The Cod Crusaders are the latest manifestation of that attempt to link community to politics to deliver results.

So my first resolution is to keep working with community interests.

Windy Places

My Parliamentary questioning this week flushed out that survey data about neighbours’ attitudes to wind farms is flawed. It seems that the Scottish Executive, the government, are now having to re-do the survey.

Meantime it may be appropriate to review decisions already made about wind farms. And for the local proposals near Hatton it should mean that added weight is given to concerns that members of that community have expressed.

We want more renewable energy. Scotland has long been strong in hydro power. Flooding glens and relocating inhabitants was, and some extent remains, controversial. But a benefit was delivered to us all.

Building and operating wind farms will be an important part of reducing our dependence on nuclear power. But we need to find the right locations, offshore must be a strong contender, and be sure that the economics stack up.

A second resolution is to support rational progress towards renewables.

Making Law

With 22 Bills and very little time before dissolution, I am very busy making law.

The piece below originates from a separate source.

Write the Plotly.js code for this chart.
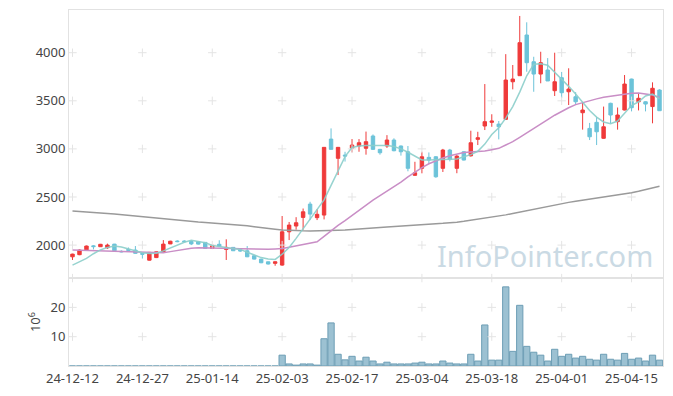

This week we shall be debating Land Reform over two days. In Committee I previously participated in 12 meetings lasting about 35 hours in total. And we considered over 500 amendments to the Bill.

Now at the final stage we are looking at a three figure number of amendments as well.

Bills to reform Agricultural Holdings and the Criminal Justice system are also keeping me very busy.

So what? Will this investment of time deliver value?

For farmers the new Bill provides new tenancy agreements that should create more opportunities for young farmers to start their careers. Only a lucky few have money to buy their own farm and the opportunies to purchase are few and far between as well.

Changes to the Criminal Justice system being introduced are quite wide-ranging. I have written previously about my initiative to head off Liberal Democrat plans to make criminals of parents who administer a light smack to a child. More importantly we have brought new rules to protect children from beating and injury to their head.

But it is changes for victims of crime that will probably deliver more for the many.

When passed, the Bill will ensure that victims can contribute to parole board reviews which take place before serious offenders are released. And the requirement that victims of serious crime are notified before offenders are released will be widely welcomed. The lack of this has long been an issue.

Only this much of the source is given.